Ask the Right Question

Published: Aug. 23, 2020, 4 p.m.

You can’t get the right answer until you have asked the right question.  

this is an interesting statement because it really is true.  For instance, any parent has experienced this when their child comes home and they ask, how did the day go?  Or when a wife asks her husband the same question.  Or perhaps as husband asks his wife, where do you want to eat?

 Or maybe if you have ever got pulled over by a police officer and the officer asked, do you know how fast you were going? Or maybe the officer asks do you know what you did wrong?  I mean for me the answer to those questions can be so extensive that I need a better question. 

If none of that has happened to you what about when you ask someone how are you doing?  How surprised would you be if a person stopped and started sharing the depths of their soul with you in that moment?

 You can’t get the right answer until you have asked the right question.

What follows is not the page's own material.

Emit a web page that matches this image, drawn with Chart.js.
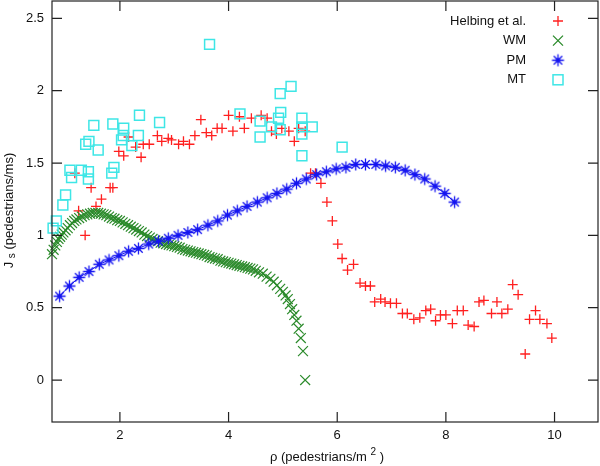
<!DOCTYPE html>
<html><head><meta charset="utf-8">
<style>html,body{margin:0;padding:0;background:#fff}#wrap{width:600px;height:466px}</style>
<script src="https://cdn.jsdelivr.net/npm/chart.js@4.4.1/dist/chart.umd.min.js"></script>
</head><body><div id="wrap"><canvas id="c" width="600" height="466"></canvas></div>
<script>
// ---- data ----
const xTicks = [2, 4, 6, 8, 10];
const yTicks = [0, 0.5, 1, 1.5, 2, 2.5];
const seriesNames = ["Helbing et al.", "WM", "PM", "MT"];

const helbingX = [1.17,1.24,1.36,1.47,1.56,1.66,1.82,1.87,1.98,2.07,2.16,2.29,2.39,2.43,2.54,2.69,2.77,2.89,2.95,3.08,3.17,3.28,3.38,3.49,3.59,3.69,3.79,3.88,4.00,4.08,4.20,4.29,4.42,4.60,4.71,4.79,4.88,4.98,5.11,5.21,5.29,5.41,5.51,5.60,5.70,5.81,5.91,6.01,6.09,6.19,6.30,6.42,6.52,6.61,6.69,6.80,6.88,6.98,7.09,7.20,7.29,7.41,7.52,7.63,7.72,7.81,7.90,8.00,8.12,8.21,8.32,8.41,8.52,8.61,8.70,8.84,8.94,9.03,9.14,9.23,9.33,9.46,9.54,9.65,9.73,9.86,9.95];
const helbingY = [1.43,1.17,1.00,1.33,1.20,1.25,1.33,1.33,1.58,1.55,1.68,1.61,1.54,1.63,1.63,1.69,1.65,1.67,1.66,1.63,1.65,1.63,1.69,1.80,1.71,1.69,1.74,1.74,1.83,1.72,1.82,1.74,1.81,1.83,1.81,1.72,1.70,1.74,1.72,1.65,1.74,1.72,1.43,1.43,1.36,1.23,1.10,0.94,0.84,0.76,0.80,0.67,0.65,0.65,0.54,0.56,0.54,0.53,0.53,0.46,0.46,0.42,0.43,0.48,0.49,0.41,0.45,0.45,0.39,0.48,0.48,0.38,0.37,0.54,0.55,0.46,0.54,0.46,0.49,0.66,0.59,0.18,0.42,0.48,0.42,0.39,0.29];

const wmX = [0.75,0.78,0.81,0.84,0.87,0.90,0.93,0.96,1.00,1.04,1.08,1.12,1.16,1.20,1.25,1.30,1.35,1.40,1.45,1.50,1.55,1.60,1.65,1.70,1.75,1.80,1.85,1.90,1.95,2.00,2.05,2.10,2.15,2.20,2.25,2.30,2.35,2.40,2.45,2.50,2.55,2.60,2.65,2.70,2.75,2.80,2.85,2.90,2.95,3.00,3.05,3.10,3.15,3.20,3.25,3.30,3.35,3.40,3.45,3.50,3.55,3.60,3.65,3.70,3.75,3.80,3.85,3.90,3.95,4.00,4.05,4.10,4.15,4.20,4.25,4.30,4.35,4.40,4.45,4.50,4.56,4.63,4.70,4.77,4.83,4.89,4.95,5.00,5.05,5.09,5.13,5.17,5.21,5.25,5.29,5.33,5.37,5.41];
const wmY = [0.87,0.90,0.93,0.955,0.975,0.99,1.005,1.02,1.035,1.05,1.07,1.085,1.10,1.11,1.12,1.13,1.14,1.145,1.15,1.155,1.155,1.155,1.15,1.145,1.14,1.13,1.12,1.115,1.105,1.10,1.09,1.08,1.07,1.06,1.05,1.04,1.03,1.02,1.005,0.995,0.985,0.975,0.965,0.96,0.95,0.945,0.94,0.935,0.93,0.925,0.92,0.915,0.905,0.90,0.895,0.89,0.885,0.88,0.875,0.87,0.865,0.86,0.85,0.845,0.84,0.835,0.825,0.82,0.815,0.81,0.805,0.80,0.795,0.79,0.785,0.78,0.775,0.77,0.765,0.755,0.745,0.735,0.715,0.70,0.68,0.655,0.63,0.61,0.585,0.56,0.525,0.49,0.45,0.41,0.355,0.29,0.20,0.00];

const pmX = [0.89,1.07,1.25,1.43,1.62,1.80,1.98,2.16,2.34,2.53,2.71,2.89,3.07,3.25,3.43,3.62,3.80,3.98,4.16,4.34,4.53,4.71,4.89,5.07,5.25,5.43,5.62,5.80,5.98,6.16,6.34,6.52,6.71,6.89,7.07,7.25,7.43,7.61,7.80,7.98,8.16];
const pmY = [0.58,0.65,0.71,0.75,0.80,0.83,0.86,0.89,0.91,0.94,0.96,0.98,1.00,1.02,1.04,1.07,1.10,1.14,1.17,1.20,1.23,1.26,1.29,1.32,1.36,1.39,1.42,1.44,1.46,1.47,1.49,1.49,1.49,1.48,1.47,1.45,1.42,1.39,1.34,1.29,1.23];

const mtX = [0.77,0.83,0.95,1.00,1.08,1.11,1.29,1.42,1.42,1.37,1.43,1.52,1.60,1.85,1.89,1.87,2.03,2.06,2.07,2.22,2.34,2.36,2.73,3.65,4.21,4.58,4.58,4.79,4.92,4.95,4.95,4.96,5.15,5.35,5.35,5.35,5.35,5.54,6.09];
const mtY = [1.05,1.10,1.21,1.28,1.45,1.40,1.45,1.44,1.39,1.63,1.65,1.76,1.59,1.43,1.47,1.77,1.66,1.69,1.74,1.62,1.69,1.83,1.78,2.32,1.84,1.79,1.68,1.75,1.81,1.73,1.98,1.85,2.03,1.81,1.75,1.70,1.55,1.75,1.61];

// ---- styling ----
const RED = '#ff1f1f', GREEN = '#2a8a2a', BLUE = '#1414f0', CYAN = '#3ee6e6';
const FONT = '"Liberation Sans", Arial, Helvetica, sans-serif';

function pts(xs, ys) { return xs.map((x, i) => ({x: x, y: ys[i]})); }

// asterisk-with-dot marker for PM
function makeStar(color) {
  const c = document.createElement('canvas');
  c.width = 15; c.height = 15;
  const g = c.getContext('2d');
  const m = 7.5, r = 6, d = r * Math.SQRT1_2;
  g.strokeStyle = color; g.lineWidth = 1.3;
  g.beginPath();
  g.moveTo(m - r, m); g.lineTo(m + r, m);
  g.moveTo(m, m - r); g.lineTo(m, m + r);
  g.moveTo(m - d, m - d); g.lineTo(m + d, m + d);
  g.moveTo(m - d, m + d); g.lineTo(m + d, m - d);
  g.stroke();
  g.fillStyle = color;
  g.beginPath(); g.arc(m, m, 2.2, 0, Math.PI * 2); g.fill();
  return c;
}
const starImg = makeStar(BLUE);

function drawMarker(ctx, kind, x, y, color) {
  ctx.save();
  ctx.strokeStyle = color;
  if (kind === 'cross') {
    ctx.lineWidth = 1.3; ctx.beginPath();
    ctx.moveTo(x - 5, y); ctx.lineTo(x + 5, y); ctx.moveTo(x, y - 5); ctx.lineTo(x, y + 5); ctx.stroke();
  } else if (kind === 'crossRot') {
    ctx.lineWidth = 1.3; ctx.beginPath();
    ctx.moveTo(x - 5, y - 5); ctx.lineTo(x + 5, y + 5); ctx.moveTo(x - 5, y + 5); ctx.lineTo(x + 5, y - 5); ctx.stroke();
  } else if (kind === 'star') {
    ctx.drawImage(starImg, x - 7.5, y - 7.5);
  } else if (kind === 'rect') {
    ctx.lineWidth = 1.5; ctx.strokeRect(x - 5, y - 5, 10, 10);
  }
  ctx.restore();
}

function drawRich(ctx, pieces, x, y) {
  // pieces: [text, size, dy]; drawn centred on x
  let total = 0;
  pieces.forEach(p => { ctx.font = p[1] + 'px ' + FONT; total += ctx.measureText(p[0]).width; });
  let cx = x - total / 2;
  pieces.forEach(p => {
    ctx.font = p[1] + 'px ' + FONT;
    ctx.fillText(p[0], cx, y + p[2]);
    cx += ctx.measureText(p[0]).width;
  });
}

const decor = {
  id: 'decor',
  afterDraw(chart) {
    const {ctx, chartArea: a, scales: {x, y}} = chart;
    ctx.save();
    // frame
    ctx.strokeStyle = '#222'; ctx.lineWidth = 1.2;
    ctx.strokeRect(a.left, a.top, a.right - a.left, a.bottom - a.top);
    // inward ticks, mirrored
    const L = 10;
    ctx.beginPath();
    x.ticks.forEach(t => {
      const px = x.getPixelForValue(t.value);
      ctx.moveTo(px, a.bottom); ctx.lineTo(px, a.bottom - L);
      ctx.moveTo(px, a.top); ctx.lineTo(px, a.top + L);
    });
    y.ticks.forEach(t => {
      const py = y.getPixelForValue(t.value);
      ctx.moveTo(a.left, py); ctx.lineTo(a.left + L, py);
      ctx.moveTo(a.right, py); ctx.lineTo(a.right - L, py);
    });
    ctx.stroke();

    // axis titles
    ctx.fillStyle = '#111';
    ctx.textBaseline = 'middle';
    ctx.textAlign = 'left';
    drawRich(ctx, [['\u03C1 (pedestrians/m ', 13, 0], ['2', 10, -5], [' )', 13, 0]], (a.left + a.right) / 2 + 2, 457);
    ctx.save();
    ctx.translate(9, (a.top + a.bottom) / 2 - 1);
    ctx.rotate(-Math.PI / 2);
    drawRich(ctx, [['J ', 13, 0], ['s', 10, 3], [' (pedestrians/ms)', 13, 0]], 0, 0);
    ctx.restore();

    // legend (text right-aligned, marker on the right)
    const kinds = ['cross', 'crossRot', 'star', 'rect'];
    const cols = [RED, GREEN, BLUE, CYAN];
    ctx.font = '13px ' + FONT;
    ctx.textAlign = 'right';
    chart.data.datasets.forEach((ds, i) => {
      const ly = 21 + i * 19.6;
      ctx.fillStyle = '#111';
      ctx.fillText(ds.label, 526, ly);
      drawMarker(ctx, kinds[i], 558, ly, cols[i]);
    });
    ctx.restore();
  }
};

new Chart(document.getElementById('c'), {
  type: 'scatter',
  data: {
    datasets: [
      {label: seriesNames[0], data: pts(helbingX, helbingY), pointStyle: 'cross', pointRadius: 5,
       borderColor: RED, backgroundColor: RED, pointBorderWidth: 1.3, order: 3, clip: false},
      {label: seriesNames[1], data: pts(wmX, wmY), pointStyle: 'crossRot', pointRadius: 7,
       borderColor: GREEN, backgroundColor: GREEN, pointBorderWidth: 1.2, order: 2, clip: false},
      {label: seriesNames[2], data: pts(pmX, pmY), pointStyle: starImg, pointRadius: 6,
       showLine: true, borderColor: BLUE, backgroundColor: BLUE, borderWidth: 1, order: 1, clip: false},
      {label: seriesNames[3], data: pts(mtX, mtY), pointStyle: 'rect', pointRadius: 7,
       borderColor: CYAN, backgroundColor: 'rgba(0,0,0,0)', pointBorderWidth: 1.5, order: 0, clip: false}
    ]
  },
  options: {
    responsive: false,
    animation: false,
    events: [],
    layout: {autoPadding: false, padding: {top: 1, right: 2, left: 0, bottom: 0}},
    plugins: {legend: {display: false}, tooltip: {enabled: false}},
    scales: {
      x: {
        type: 'linear', min: 0.75, max: 10.8,
        afterBuildTicks: s => { s.ticks = xTicks.map(v => ({value: v})); },
        afterFit: s => { s.height = 44; s.paddingLeft = 0; s.paddingRight = 0; },
        grid: {display: false, drawTicks: false},
        border: {display: false},
        ticks: {padding: 6, color: '#111', font: {family: FONT, size: 13}, callback: v => String(v)}
      },
      y: {
        type: 'linear', min: -0.29, max: 2.62,
        afterBuildTicks: s => { s.ticks = yTicks.map(v => ({value: v})); },
        afterFit: s => { s.width = 52; s.paddingTop = 0; s.paddingBottom = 0; },
        grid: {display: false, drawTicks: false},
        border: {display: false},
        ticks: {padding: 8, color: '#111', font: {family: FONT, size: 13}, callback: v => String(v)}
      }
    }
  },
  plugins: [decor]
});
</script>
</body></html>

Perhaps you hear this statement and think, yeah, but that just doesn’t sound like how it is supposed to work.  

Bingo!  And why, after all, at face value these questions are perfectly good questions.  I mean there is an answer that could open the door for much conversation and relationship, honesty and integrity, even joy and comfort.  

But because of who we are and the way we have been conditioned to think, our self-preservation skills kick in and we respond in ways that do not bless the people around us and many times are not even honest with our own thoughts and emotions.

But when the right question is asked, something happens, we open up, we begin to share the things on our minds, in our hearts, and the desires of our soul, or at least the desire of our stomachs.   We begin to experience something much deeper than we might have expected or even knew was possible.

In our Gospel text today we hear Jesus ask the disciples a question.  

The right question to ask is Lord Jesus, show me what has been conditioned in my mind, heart, and life that is not of you.  Show me Lord what has been conditioned in my mind, heart, and life that is not of you in my relationship to my spouse, with my children, with my siblings, with my parents.

The right question to ask is Lord Jesus, show me what has been conditioned in my mind, heart, and life that is not of you in my identity?

The right question to ask is Lord Jesus, show me what has been conditioned in my mind, heart, and life that is not of you in the way I spend my time, money, and abilities?

The right question to ask is Lord Jesus, show me what has been conditioned in my mind, heart, and life that is not of you in the way I treat other people:  my attitude, actions, and reactions to others?

The right question to ask is Lord Jesus, show me what has been conditioned in my mind, heart, and life that is not of you in my thoughts and fears and coping mechanisms?

These are the right questions to ask because asking them reveals that we believe in the power of who Jesus is and his desire and ability to defeat the gates of hell.   Listening to the words of Jesus bring us light and give us life.  To whom or to what else can we turn Peter proclaims.